Thinking about it, Agile might work even better for marketing than it does for software development. With the exception of large software companies, with indefinite development cycles, development projects tend to have a clear deadline or budget cap: That new app must be launched by the holidays sales season; the new website must be ready for that rebranding campaign; the budget for the new intranet is 25K; etc. These limits make a pure Agile approach unrealistic in the majority of organisations. 

Marketing on the other hand, has a continuous work cycle. No organisation of a decent size will ever put their marketing efforts to zero for a given period. Its workflow is of course also conditioned by deadlines and budgets, but marketing teams should indeed be flexible and ready to react to changing circumstances rather than limiting themselves to blindly following the laid out roadmap to an event or product launch. 

So hey, it might even look like I now agree with most of the story. So what triggered my scepticism again? Right, marketing sets the tone and pace of content strategy. Well, it shouldn't. In my view, content strategy is all about using content to fulfill an organisation's needs as well as the needs of its audience. And that is much broader than the scope of marketing. therefore, it shouldn't be driven by marketing objectives. Your customer service content for example isn't focused on selling more, it's focused on serving your customer better. Communicating about your CSR efforts is more about PR than marketing, but is as dependent on content strategy as marketing is. So rather, I would say that both your marketing plans as well as your content strategy need to be driven by your organisational objectives as well as your audience. Your content strategy must be defined by a cross functional team, representing all stakeholders and involved departments.

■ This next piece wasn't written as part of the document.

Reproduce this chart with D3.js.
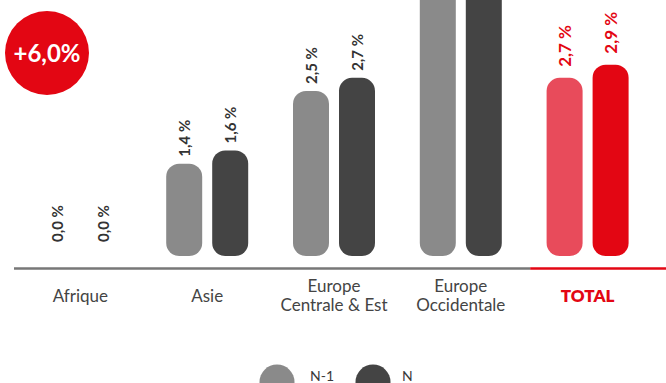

I was about to give the article the benefit of the doubt, as the cross functional teams were mentioned often and the author did advocate breaking down the silos within large corporations. But then she wrote: 

Scrum teams take user stories and create a plan for a marketing outcome – a content strategy, a better customer experience, a technology tool, etc.  

And alarm bells go off. The marketing department is now taking over the organisation: not only content strategy, but now also product development as well as technology. ;-)

Don't get me wrong, I'm glad to see marketers embracing content strategy. But it's time for other departments in the organisation to step up the plate as well. If we reduce Content Strategy to Marketing, we will miss out on its potential. But if nobody else takes ownership, then marketing department, by all means, be my guest. Take the lead, but please don't reduce it to a marketing tactic.